Historical geography can be divided into several sub-types, viz., agricultural geography, regional geography, industrial geography, urban geography and so on. Past reconstruction of geography is of paramount importance for establishing a bridge between the geographical studies of the past and the present.
Some geographers, Mackinder, for instance, consider the distinction between historical and contemporary geography as baseless, because, according to Mackinder, historical geography has been considered with the historical present. So, historical and contemporary geography are one and the same because whatever we study in geography at present will be a part of historical geography in due course of time.
The real challenge to historical geography came during the 1960s and early 1970s with the initiation of quantitative revolution. The descriptive empiricism of historical geography was discarded by the new perspectives, such as functionalism.

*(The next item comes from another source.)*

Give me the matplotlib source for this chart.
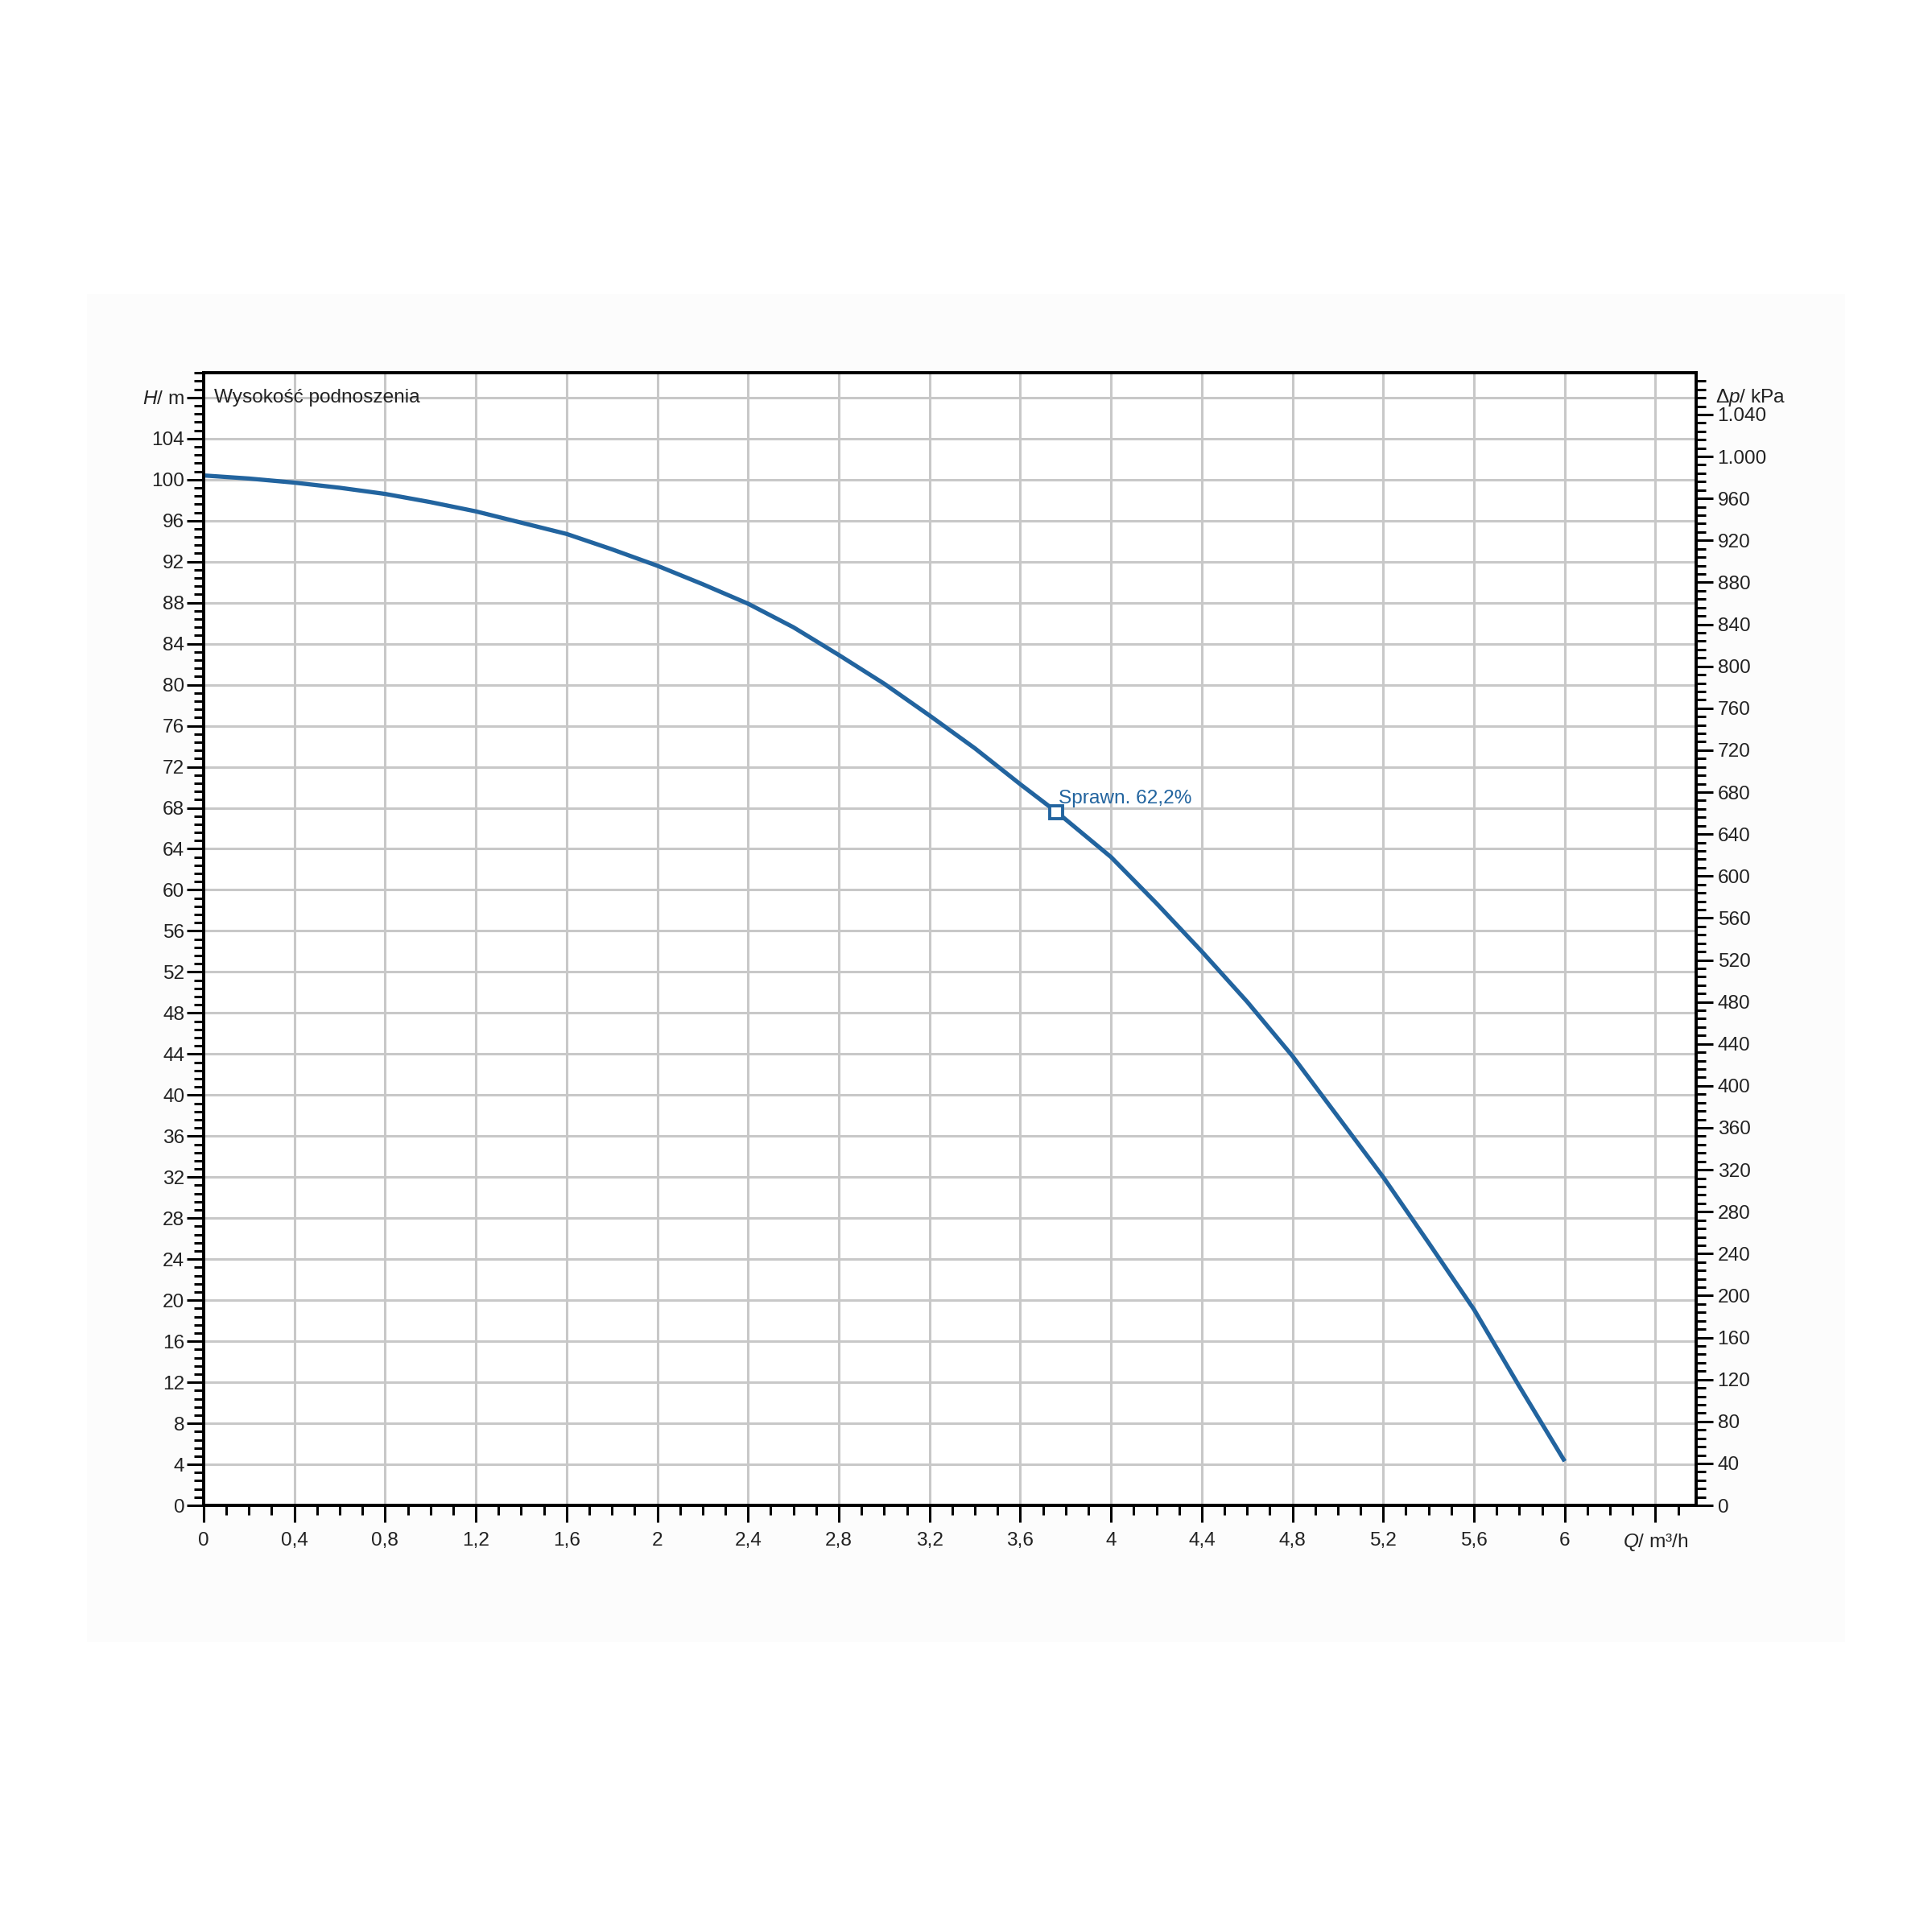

The historical geographers challenge the notion of quantification by invoking historical materialism and by throwing light on the humanistic aspect of idealism, which again confers on man the central role in geography. Meinig (1989) has expressed his concern that historical geography has become a ‘dangerously weak field’ of study due to a minuscule number of followers.
During recent decades, a close relationship has been established between historical and cultural geography in North America and Europe. In recent years, the most significant contribution of historical geography lies in the construction of a viable social theory within the discipline. The studies of academicians like Langton (1984) and Gregory (1988) suggest that geography and history are on a converging trend in the approach to regional geography.